Mentre l’imminente summit sulle migrazioni rischia di aprirsi con il rischio di una frantumazione dell’area Schengen, i leader socialisti europei si sono dati appuntamento ad Amsterdam a inizio settimana per fare il punto sulla situazione dei migranti.
Oltre ai segretari dei partiti socialisti di Belgio, Danimarca e Austria, i laburisti olandesi e il Pd si sono incontrati a inizio settimana per cercare una via d’uscita socialdemocratica a quella crisi, vista dai vertici come la causa del colpo di grazia ai centro-sinistra di mezza Continente.
Maurizio Martina, in rappresentanza del Partito democratico ha detto all’Ansa che scopo del summit era : “trovare azioni coordinate di risposta al tema epocale dei migranti, diversamente da chi anche in Italia specula su questo tema con la propaganda quotidiana pericolosa, improduttiva ed inefficace”. In realtà, a dettare la linea a questo inedito asse socialista nord-sud è Mette Frederiksen, leader dei Socialdemocratici danesi, unico partito di centro-sinistra che viaggia con il vento dei sondaggi in poppa.
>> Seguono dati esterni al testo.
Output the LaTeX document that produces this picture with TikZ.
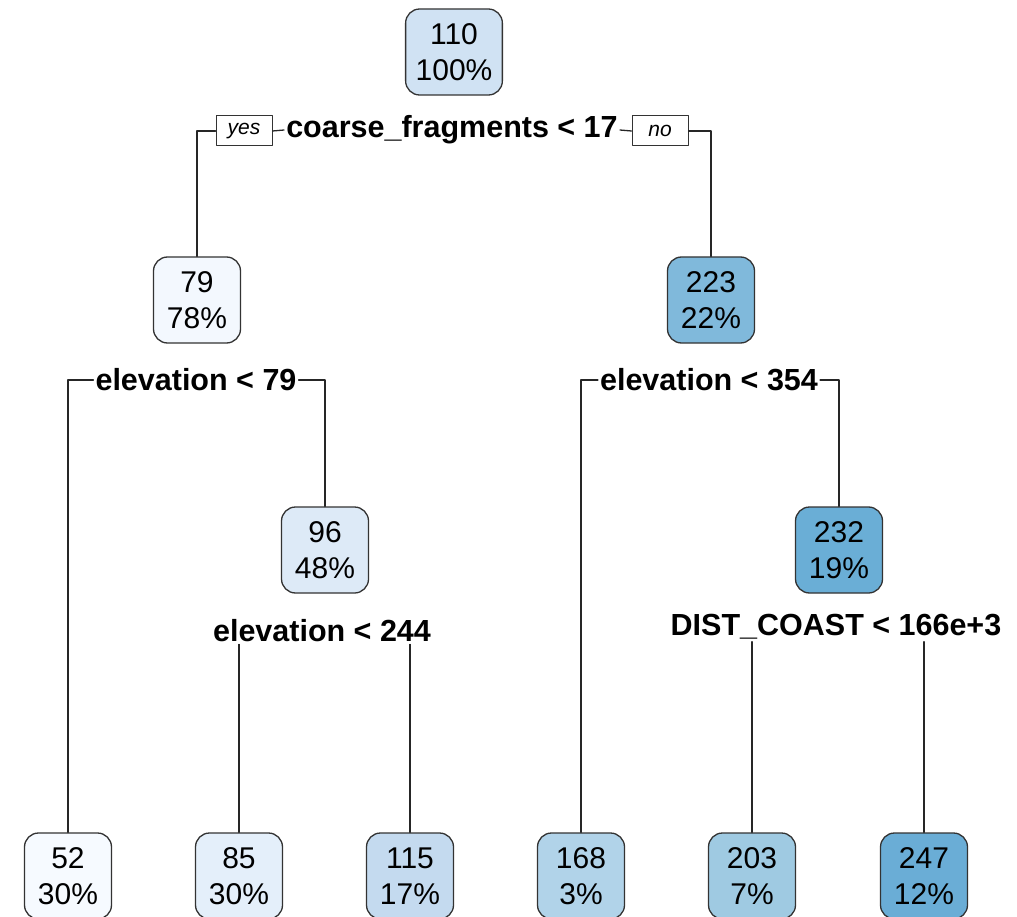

Mentre gli altri colleghi seduti ad Amsterdam contano a casa loro le perdite dello tsunami populista, i danesi hanno ben chiaro cosa fare per tornare a vincere: frontiere chiuse ai rifugiati -da accogliere nei centri profughi delle loro regioni di provenienza- “prima i danesi”, assimilazione forzata delle minoranze non occidentali, quartieri con “quote” per gli immigrati e stop al taboo di sinistra che l’Islam non può essere criticato. Stando al programma olandese Nieuwsuur, la svolta social-conservatrice sarebbe stata vista con interesse dai partner presenti del Partito socialista europeo, a cominciare da Lodewijk Asscher, leader dei laburisti olandesi, decimati nei consensi alle ultime elezioni.
Che il centrosinistra fosse a “rischio radicalizzazione” dopo le ultime sconfitte, e quella italiana ad un anno dalle europee ha suonato l’allarme per tutti, non dovrebbe sorprendere: il tentativo ottuso e isterico di voler regolare a tutti i costi un fenomeno complesso come le migrazioni, cercando di tenere insieme principi umanitari e termometro del consenso, ha creato un mostro. I partiti di centrosinistra, dopo aver cercato a lungo la quadra al cerchio con il mercato (ed essere stati alla fine risucchiati da finanza e capitalismo) ora ammainano anche la bandiera dei diritti umani.
La nuova ragionevolezza passa per l’addio al multiculturalismo e per una – sostanziale – resa di fronte all’avanzata populista: se non puoi batterli imitali, ma con delicatezza. Frontiere delicatamente chiuse, supremazia della cultura maggioritaria ma con gentilezza; critiche all’Islam e obbligo di conformarsi ai valori occidentali ma senza gridare.
Spiegare con raziocinio che non c’è alcuna invasione e che ricominciare a emettere visti di lavoro – quasi impossibili da ottenere per un cittadino extra Ue non qualificato- potrebbe risolvere la crisi del Mediterraneo, costare meno dell’esercito posto a presidiare il mare e delle mazzette pagate ai regimi africani, sembra un ragionamento troppo complesso: i partiti socialdemocratici, per loro natura, sono fatti per governare non per stare all’opposizione. E se le elezioni oggi le vince lo pseudo identitarismo delle formazioni populiste, invece di cercare una propria via, paga di più e in fretta rincorrere le tesi maggioritarie e spolverarle con il rigore scientifico e pragmatico della ragionevolezza. Così avremo cattivismo populista e cattivismo centrista.
Difficile dire se questa sia l’alba del sovranismo in salsa socialdemocratica ma un dato è certo: la svolta regressiva del centro-sinistra e l’abbandono di quei valori universali, messi dal dopoguerra in calce nei testi dei trattati internazionali, anche da parte di alcuni eredi di quella tradizione, almeno in nord Europa è ormai una certezza. Ciò che ai centristi, orfani delle poltrone, sfugge è che un cedimento sulla questione dei rifugiati avrà conseguenze catastrofiche per la tenuta stessa del sistema democratico come lo conosciamo. Anche se oggi sembra importare a pochi.